Because of the amount of time and energy I spent cutting everything out by hand my loving family decided that this year for x-mass they would buy me a brand spanking new Cricut :)
 
This thing is like the Mr.t of paper crafting and even though i've yet to figure out what everything does I absolutely love the darn thing but.......................There's one problem with the practicality of this sweet machine.................................

This, thanks to the hoarders that be, is the amount of space i have alotted for me to actually work on my crafts. FYI that would be the floor of my living room aka my bedroom :(

This is my couch/bed / nook of love/ hobbit hole.... any wonder i'm single??? i think not ! moving on..................................................................................................................

well as you can see my new gadget is literaly 2/3 the size of the space i need to use it in. Now as for my craft supplies, seeing as I have no closet or cubby holes or anything that might act as an easily accesable form of storage I am reduced to keeping all my paper and doo dads like this..............
Go ahead find the paper amungst the jumbled mess of what?? I dare you haha :)  well in hopes of maybe using the kitchen table as my crafting refuge I ventured out to the kitchen, Cricut in hand only to be met with this sight of ughhhhhhh.......................................


A bit disappointed and a whole hell of alot pissed I walked back into my den of solitude, placed my cutting buddy back on the floor and gave up crafting for today :( But worry not my friends I amused myself with one of my favorite past times  ..............................


Oh yes that is a child sized squeeze box and oh yes I do play it (not well ) and frankly it's ridiculousness puts a smile on my face and a giggle in my heart hahaha Like i said everyday in my house is a battle or struggle just to live normally to some extent so how do you cope? You learn to appreciate the small things and develop a very very very good sense of humor :)

Wednesday, February 3, 2010

Time to Get Real

!!!!!!!!!!!!!!!!!!!!!!!!!!!HOARDERS WTF!!!!!!!!!!!!!!!!!!!!!!!!!!!!!!


My first entry shall be about the one thing that has engulfed and taken over my life for the past 20 years, Hording! I'm not a hoarder , thank what ever being may be up there looking down upon us in some way maybe influencing our small little lives, but my father and mother are. I grew up in a home consumed by clutter, chaos and stupid stuff. After 20 years of collecting the crap has finally taken over and is beginning to fight back! I'm writing about this because there isn't a person in my world who can actually understand or relate to the overwhelming soul crushing impact this disorder has caused for not only myself but also my sister, nor do they understand the daily battle we must endure just to stay alive. It is for this reason I've decided to speak my mind no matter how jumbled and at times random my thoughts may be.

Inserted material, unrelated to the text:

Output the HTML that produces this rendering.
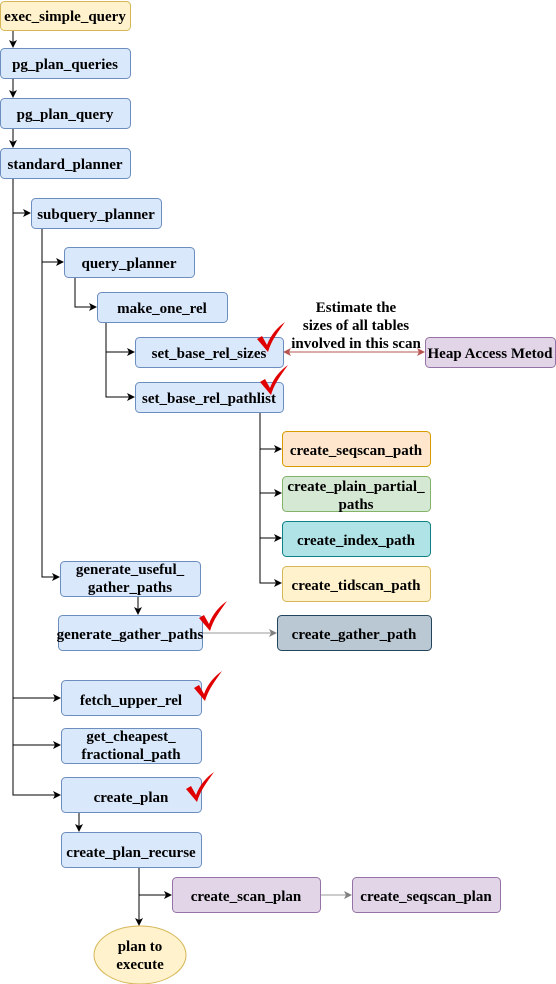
<!DOCTYPE html>
<html><head><meta charset="utf-8"><style>
html,body{margin:0;padding:0;background:#fff;}
svg{display:block;}
text{font-family:"Liberation Serif",serif;font-weight:bold;font-size:15px;fill:#000;}
</style></head><body>
<svg width="556" height="984" viewBox="0 0 556 984" xmlns="http://www.w3.org/2000/svg">
<defs>
<marker id="a" markerWidth="8" markerHeight="8" refX="7" refY="4" orient="auto" markerUnits="userSpaceOnUse"><path d="M0,0 L8,4 L0,8 L2,4 Z" fill="#000"/></marker>
<marker id="g" markerWidth="8" markerHeight="8" refX="7" refY="4" orient="auto" markerUnits="userSpaceOnUse"><path d="M0,0 L8,4 L0,8 L2,4 Z" fill="#808080"/></marker>
<marker id="r" markerWidth="8" markerHeight="8" refX="7" refY="4" orient="auto-start-reverse" markerUnits="userSpaceOnUse"><path d="M0,0 L8,4 L0,8 L2,4 Z" fill="#b85450"/></marker>
<path id="ck" d="M0,12 L5,9 L10,18 C14,7 21,0 28,-5 C21,5 14,14 11,25 Z" fill="#e00000"/>
</defs>
<g fill="none" stroke="#000" stroke-width="1">
<path d="M13,30 V47" marker-end="url(#a)"/>
<path d="M13,78 V97" marker-end="url(#a)"/>
<path d="M13,128 V147" marker-end="url(#a)"/>
<path d="M13,178 V795 H60" marker-end="url(#a)"/>
<path d="M13,213 H30" marker-end="url(#a)"/>
<path d="M13,698 H60" marker-end="url(#a)"/>
<path d="M13,745 H60" marker-end="url(#a)"/>
<path d="M42,228 V577 H59" marker-end="url(#a)"/>
<path d="M42,262 H63" marker-end="url(#a)"/>
<path d="M75,277 V307 H96" marker-end="url(#a)"/>
<path d="M106,322 V397 H134" marker-end="url(#a)"/>
<path d="M106,352 H134" marker-end="url(#a)"/>
<path d="M260,412 V583 H281" marker-end="url(#a)"/>
<path d="M260,449 H281" marker-end="url(#a)"/>
<path d="M260,493 H281" marker-end="url(#a)"/>
<path d="M260,538 H281" marker-end="url(#a)"/>
<path d="M138,596 V614" marker-end="url(#a)"/>
<path d="M79,812 V831" marker-end="url(#a)"/>
<path d="M139,867 V925" marker-end="url(#a)"/>
<path d="M139,895 H171" marker-end="url(#a)"/>
<path d="M202,633 H276" stroke="#999" marker-end="url(#g)"/>
<path d="M320,895 H351" stroke="#999" marker-end="url(#g)"/>
<path d="M284,352 H424" stroke="#b85450" marker-start="url(#r)" marker-end="url(#r)"/>
</g>
<g stroke-width="1">
<rect x="0.5" y="1.5" width="130" height="29" rx="4" fill="#fff2cc" stroke="#d6b656"/>
<rect x="0.5" y="48.5" width="130" height="30" rx="4" fill="#dae8fc" stroke="#6c8ebf"/>
<rect x="0.5" y="98.5" width="130" height="30" rx="4" fill="#dae8fc" stroke="#6c8ebf"/>
<rect x="0.5" y="148.5" width="130" height="30" rx="4" fill="#dae8fc" stroke="#6c8ebf"/>
<rect x="31.5" y="198.5" width="130" height="30" rx="4" fill="#dae8fc" stroke="#6c8ebf"/>
<rect x="64.5" y="247.5" width="130" height="30" rx="4" fill="#dae8fc" stroke="#6c8ebf"/>
<rect x="97.5" y="292.5" width="130" height="30" rx="4" fill="#dae8fc" stroke="#6c8ebf"/>
<rect x="135.5" y="337.5" width="148" height="30" rx="4" fill="#dae8fc" stroke="#6c8ebf"/>
<rect x="135.5" y="382.5" width="148" height="30" rx="4" fill="#dae8fc" stroke="#6c8ebf"/>
<rect x="425.5" y="337.5" width="130" height="30" rx="4" fill="#e1d5e7" stroke="#9673a6"/>
<rect x="282.5" y="431.5" width="148" height="35" rx="4" fill="#ffe6cc" stroke="#d79b00"/>
<rect x="282.5" y="476.5" width="148" height="35" rx="4" fill="#d5e8d4" stroke="#82b366"/>
<rect x="282.5" y="521.5" width="148" height="35" rx="4" fill="#b0e3e6" stroke="#0e8088"/>
<rect x="282.5" y="566.5" width="148" height="35" rx="4" fill="#fff2cc" stroke="#d6b656"/>
<rect x="60.5" y="561.5" width="140" height="35" rx="4" fill="#dae8fc" stroke="#6c8ebf"/>
<rect x="58.5" y="615.5" width="144" height="35" rx="4" fill="#dae8fc" stroke="#6c8ebf"/>
<rect x="277.5" y="615.5" width="154" height="35" rx="4" fill="#bac8d3" stroke="#23445d"/>
<rect x="61.5" y="680.5" width="140" height="35" rx="4" fill="#dae8fc" stroke="#6c8ebf"/>
<rect x="61.5" y="728.5" width="140" height="35" rx="4" fill="#dae8fc" stroke="#6c8ebf"/>
<rect x="61.5" y="777.5" width="140" height="35" rx="4" fill="#dae8fc" stroke="#6c8ebf"/>
<rect x="61.5" y="832.5" width="140" height="35" rx="4" fill="#dae8fc" stroke="#6c8ebf"/>
<rect x="172.5" y="877.5" width="148" height="35" rx="4" fill="#e1d5e7" stroke="#9673a6"/>
<rect x="352.5" y="877.5" width="148" height="35" rx="4" fill="#e1d5e7" stroke="#9673a6"/>
<ellipse cx="140" cy="955" rx="46" ry="29" fill="#fff2cc" stroke="#d6b656"/>
</g>
<g text-anchor="middle">
<text x="65" y="21">exec_simple_query</text>
<text x="65" y="69">pg_plan_queries</text>
<text x="65" y="119">pg_plan_query</text>
<text x="65" y="169">standard_planner</text>
<text x="96" y="219">subquery_planner</text>
<text x="129" y="268">query_planner</text>
<text x="162" y="313">make_one_rel</text>
<text x="209" y="358">set_base_rel_sizes</text>
<text x="209" y="403">set_base_rel_pathlist</text>
<text x="490" y="358">Heap Access Metod</text>
<text x="356" y="312">Estimate the</text>
<text x="356" y="330">sizes of all tables</text>
<text x="356" y="348">involved in this scan</text>
<text x="356" y="455">create_seqscan_path</text>
<text x="356" y="491">create_plain_partial_</text>
<text x="356" y="509">paths</text>
<text x="356" y="545">create_index_path</text>
<text x="356" y="590">create_tidscan_path</text>
<text x="130" y="574">generate_useful_</text>
<text x="130" y="592">gather_paths</text>
<text x="130" y="639">generate_gather_paths</text>
<text x="354" y="639">create_gather_path</text>
<text x="131" y="705">fetch_upper_rel</text>
<text x="131" y="741">get_cheapest_</text>
<text x="131" y="759">fractional_path</text>
<text x="131" y="802">create_plan</text>
<text x="131" y="857">create_plan_recurse</text>
<text x="246" y="901">create_scan_plan</text>
<text x="426" y="901">create_seqscan_plan</text>
<text x="140" y="951">plan to</text>
<text x="140" y="969">execute</text>
</g>
<use href="#ck" x="257" y="327"/>
<use href="#ck" x="260" y="370"/>
<use href="#ck" x="199" y="606"/>
<use href="#ck" x="194" y="676"/>
<use href="#ck" x="186" y="777"/>
</svg>
</body></html>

I've let some people in to my world of crap but have yet to really explain what it is i'm facing thanks to my parents dissorder. In two months my dad could be thrown in jail and my house could be ceased by the town which would leave me and my family homeless and well frankly dead! I QUIT! I've tried to see a bright side but when your only means of support is an ailing sister and the two people who caused the problem in the first place, bright sides tend to dissapear into the ether only to be seen by people who don't have to move 5 boxes of miscelanious tools and bottle caps just to get to the cabbinet for a bottle of ranch dressing. (Ranch dressing, swiss cheese, Bacon and vitamin waters are like crack to me)

Recently steps have been taken to improve our situation but after years of being surrounded by this dysfuction i find myself broken and seriously damaged emotionally and physically. ( piles of crap falling on you tends to hurt haha) I now need to find a way to make peace with my resentment of a lost childhood of stability and normalcy and find a way to move on to the next stage of MY LIFE, not my family's. I'm going to use this blog as a means to face and disscus every issue my family and i run into along the tedious and tramaltious journey we've been taking all in the hopes of reaching our final destionation HEALEDVILLE USA.